No la multiplicidad de los mundos, sino la «multiplicidad del mundo». De ser este el caso, entonces tal vez el nuestro, con todos sus problemas, podría ser el mejor de ellos. Por el momento. O tal vez el peor; una variación introducida a un sistema caótico, como lo es la historia, no necesariamente permite una mejora en el sistema.

El eterno retorno del que hablaba Nietzsche, pero que ya se intuía desde los viejos días de los egipcios, no es una idea que tenga demasiada popularidad. Parece contrario a la excepcionalidad de la voluntad humana en forjar su destino único, e introduce una dimensión trágica en nuestro devenir.
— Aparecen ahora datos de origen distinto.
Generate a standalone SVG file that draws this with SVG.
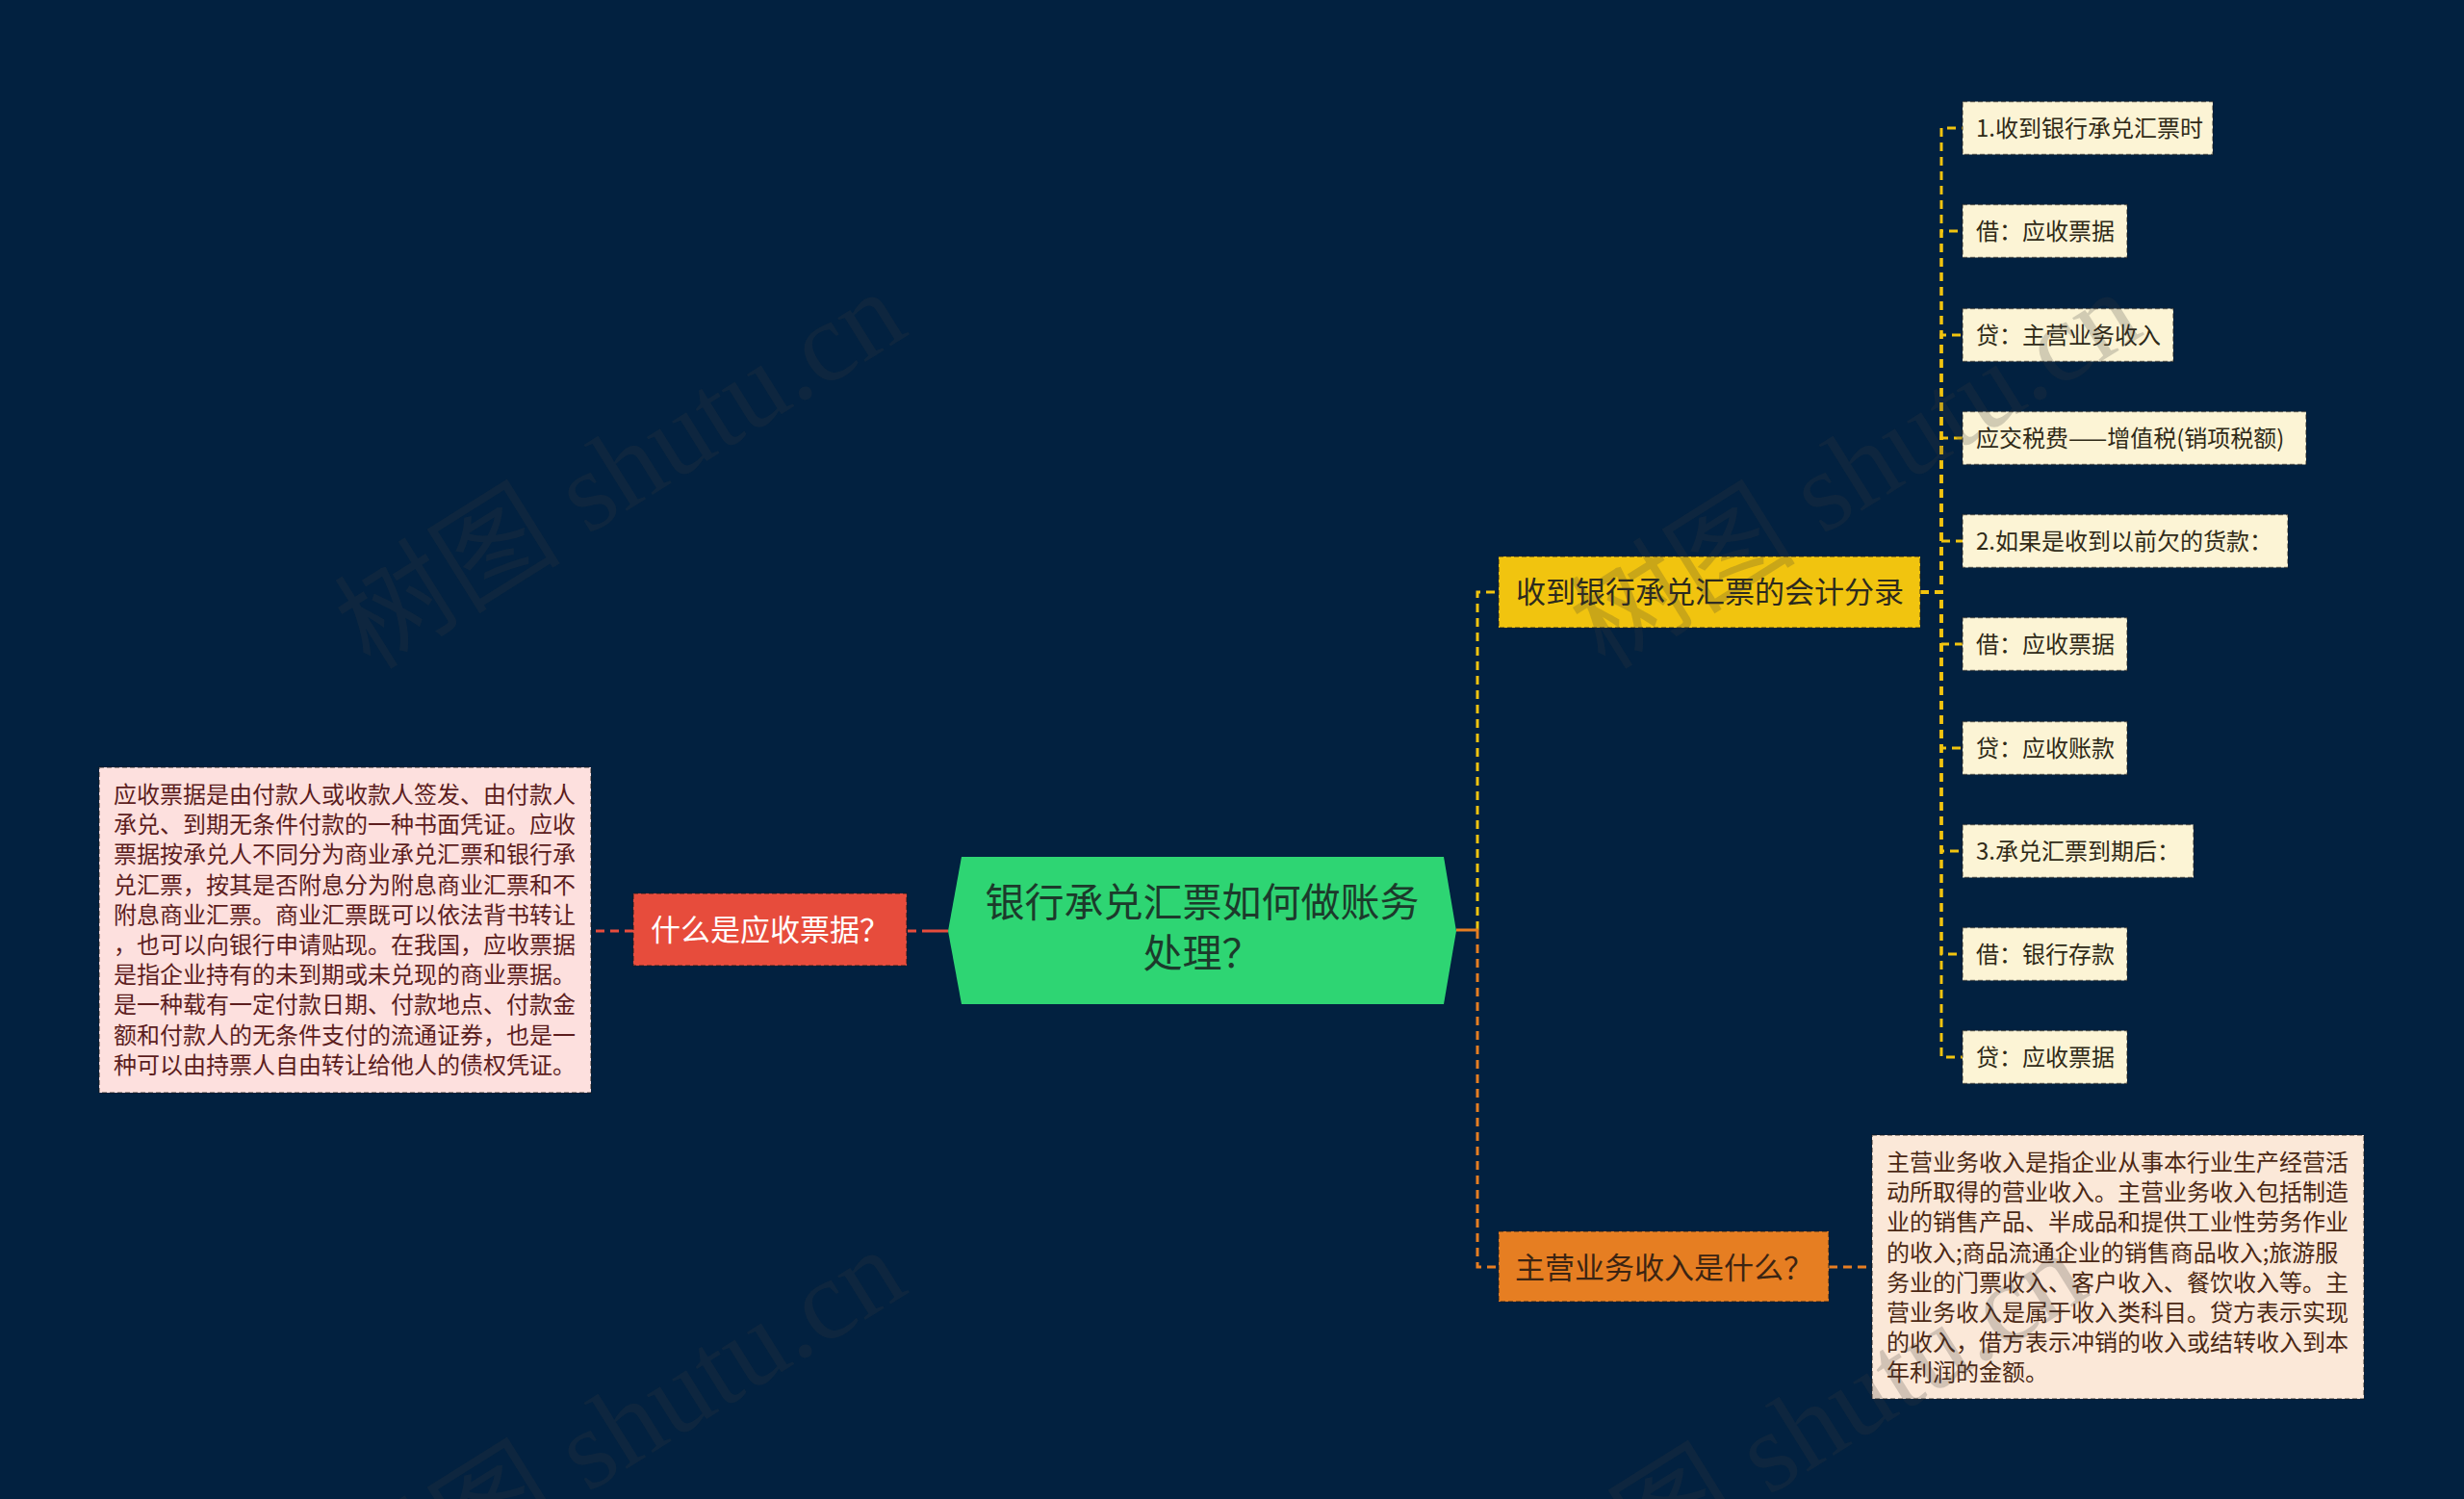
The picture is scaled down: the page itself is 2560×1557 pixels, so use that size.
<svg xmlns="http://www.w3.org/2000/svg" width="2560" height="1557" viewBox="0 0 2560 1557">
<style>
.t{font-family:"Noto Sans CJK SC","Noto Sans CJK TC",sans-serif}
.bd{stroke:#1a1a1a;stroke-opacity:.55;stroke-width:1.5;stroke-dasharray:5 3}
.leaf rect{fill:#fcf4d5}
.leaf text{font-size:24px;fill:#2f2a17}
.ln{fill:none;stroke-width:3;stroke-dasharray:9 6}
.ly{stroke:#f1c40f}
.lo{stroke:#e67e22}
.lr{stroke:#e74c3c}
.wm{font-family:"Liberation Serif","Noto Sans CJK SC",serif;font-size:118px;fill:#3c3c3c;fill-opacity:.22}
</style>
<rect width="2560" height="1557" fill="#022140"/>

<g id="connectors">
  <path class="ln ly" d="M1535 966 V615 H1557"/>
  <path class="ln lo" d="M1535 966 V1316 H1557"/>
  <path d="M1513 966 H1536" stroke="#e67e22" stroke-width="3" fill="none"/>
  <path d="M985 967 H958" stroke="#e74c3c" stroke-width="3" fill="none"/>
  <path class="ln lr" d="M952 967 H942"/>
  <path class="ln lr" d="M658 967 H614"/>
  <path class="ln lo" d="M1900 1316 H1945"/>
  <path class="ln ly" d="M1995 615 H2017 V133 H2039"/>
  <path class="ln ly" d="M1995 615 H2017 V240 H2039"/>
  <path class="ln ly" d="M1995 615 H2017 V348 H2039"/>
  <path class="ln ly" d="M1995 615 H2017 V455 H2039"/>
  <path class="ln ly" d="M1995 615 H2017 V562 H2039"/>
  <path class="ln ly" d="M1995 615 H2017 V669 H2039"/>
  <path class="ln ly" d="M1995 615 H2017 V777 H2039"/>
  <path class="ln ly" d="M1995 615 H2017 V884 H2039"/>
  <path class="ln ly" d="M1995 615 H2017 V991 H2039"/>
  <path class="ln ly" d="M1995 615 H2017 V1098 H2039"/>
</g>

<g id="root">
  <polygon points="985,967 999,890 1500,890 1513,967 1500,1043 999,1043" fill="#2ed573"/>
  <text class="t" x="1249" y="952" font-size="41" fill="#1c3a2b" text-anchor="middle">银行承兑汇票如何做账务</text>
  <text class="t" x="1249" y="1005" font-size="41" fill="#1c3a2b" text-anchor="middle">处理？</text>
</g>

<g id="n-what-receivable">
  <rect class="bd" x="658" y="928" width="284" height="75" fill="#e74c3c"/>
  <text class="t" x="676" y="977" font-size="31" fill="#ffffff">什么是应收票据？</text>
</g>

<g id="n-receivable-desc">
  <rect class="bd" x="103" y="797" width="511" height="338" fill="#fde0de"/>
  <text class="t" font-size="24" fill="#5c1d1d">
    <tspan x="118" y="834">应收票据是由付款人或收款人签发、由付款人</tspan>
    <tspan x="118" y="865.2">承兑、到期无条件付款的一种书面凭证。应收</tspan>
    <tspan x="118" y="896.4">票据按承兑人不同分为商业承兑汇票和银行承</tspan>
    <tspan x="118" y="927.6">兑汇票，按其是否附息分为附息商业汇票和不</tspan>
    <tspan x="118" y="958.8">附息商业汇票。商业汇票既可以依法背书转让</tspan>
    <tspan x="118" y="990">，也可以向银行申请贴现。在我国，应收票据</tspan>
    <tspan x="118" y="1021.2">是指企业持有的未到期或未兑现的商业票据。</tspan>
    <tspan x="118" y="1052.4">是一种载有一定付款日期、付款地点、付款金</tspan>
    <tspan x="118" y="1083.6">额和付款人的无条件支付的流通证券，也是一</tspan>
    <tspan x="118" y="1114.8">种可以由持票人自由转让给他人的债权凭证。</tspan>
  </text>
</g>

<g id="n-entries">
  <rect class="bd" x="1557" y="578" width="438" height="74" fill="#f1c40f"/>
  <text class="t" x="1575" y="626" font-size="31" fill="#2c2a1e">收到银行承兑汇票的会计分录</text>
</g>

<g id="n-main-income">
  <rect class="bd" x="1557" y="1279" width="343" height="73" fill="#e67e22"/>
  <text class="t" x="1574" y="1328" font-size="31" fill="#3b2412">主营业务收入是什么？</text>
</g>

<g id="n-main-income-desc">
  <rect class="bd" x="1945" y="1179" width="511" height="274" fill="#fbe8d8"/>
  <text class="t" font-size="24" fill="#4b2814">
    <tspan x="1960" y="1216">主营业务收入是指企业从事本行业生产经营活</tspan>
    <tspan x="1960" y="1247.2">动所取得的营业收入。主营业务收入包括制造</tspan>
    <tspan x="1960" y="1278.4">业的销售产品、半成品和提供工业性劳务作业</tspan>
    <tspan x="1960" y="1309.6">的收入;商品流通企业的销售商品收入;旅游服</tspan>
    <tspan x="1960" y="1340.8">务业的门票收入、客户收入、餐饮收入等。主</tspan>
    <tspan x="1960" y="1372">营业务收入是属于收入类科目。贷方表示实现</tspan>
    <tspan x="1960" y="1403.2">的收入，借方表示冲销的收入或结转收入到本</tspan>
    <tspan x="1960" y="1434.4">年利润的金额。</tspan>
  </text>
</g>

<g id="leaf-1" class="leaf"><rect class="bd" x="2039" y="105.5" width="260" height="55"/><text class="t" x="2053" y="142">1.收到银行承兑汇票时</text></g>
<g id="leaf-2" class="leaf"><rect class="bd" x="2039" y="212.5" width="171" height="55"/><text class="t" x="2053" y="249">借：应收票据</text></g>
<g id="leaf-3" class="leaf"><rect class="bd" x="2039" y="320.5" width="219" height="55"/><text class="t" x="2053" y="357">贷：主营业务收入</text></g>
<g id="leaf-4" class="leaf"><rect class="bd" x="2039" y="427.5" width="357" height="55"/><text class="t" x="2053" y="464">应交税费——增值税(销项税额)</text></g>
<g id="leaf-5" class="leaf"><rect class="bd" x="2039" y="534.5" width="338" height="55"/><text class="t" x="2053" y="571">2.如果是收到以前欠的货款：</text></g>
<g id="leaf-6" class="leaf"><rect class="bd" x="2039" y="641.5" width="171" height="55"/><text class="t" x="2053" y="678">借：应收票据</text></g>
<g id="leaf-7" class="leaf"><rect class="bd" x="2039" y="749.5" width="171" height="55"/><text class="t" x="2053" y="786">贷：应收账款</text></g>
<g id="leaf-8" class="leaf"><rect class="bd" x="2039" y="856.5" width="240" height="55"/><text class="t" x="2053" y="893">3.承兑汇票到期后：</text></g>
<g id="leaf-9" class="leaf"><rect class="bd" x="2039" y="963.5" width="171" height="55"/><text class="t" x="2053" y="1000">借：银行存款</text></g>
<g id="leaf-10" class="leaf"><rect class="bd" x="2039" y="1070.5" width="171" height="55"/><text class="t" x="2053" y="1107">贷：应收票据</text></g>

<g id="watermarks">
  <text class="wm" transform="translate(385,697) rotate(-32)">树图 shutu.cn</text>
  <text class="wm" transform="translate(1668,697) rotate(-32)">树图 shutu.cn</text>
  <text class="wm" transform="translate(385,1692) rotate(-32)">树图 shutu.cn</text>
  <text class="wm" transform="translate(1612,1695) rotate(-32)">树图 shutu.cn</text>
</g>
</svg>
Pero tal vez esta dimensión de la realidad es más acertada de lo que nos parece, por mucho que nos desagrade. A nadie le gusta morir, pero no por eso los cadáveres dejan de amontonarse bajo la tierra.

Estas líneas ya las he escrito antes, si tal vez un poco diferente. Y estás líneas también ustedes las han leído antes, aunque puede ser que en otras condiciones. Todo aquello de lo que nos lamentamos, puede ser, ya nos hemos lamentado antes, y todo eso que deseamos, es posible, lo lograremos en algún momento de los próximos eones. Pues, «¿qué es lo que ha sido hecho?», como pregunta el autor de Eclesiastés. «Lo que fue, eso será; lo que se hizo, eso se hará, y no hay nada nuevo bajo el sol».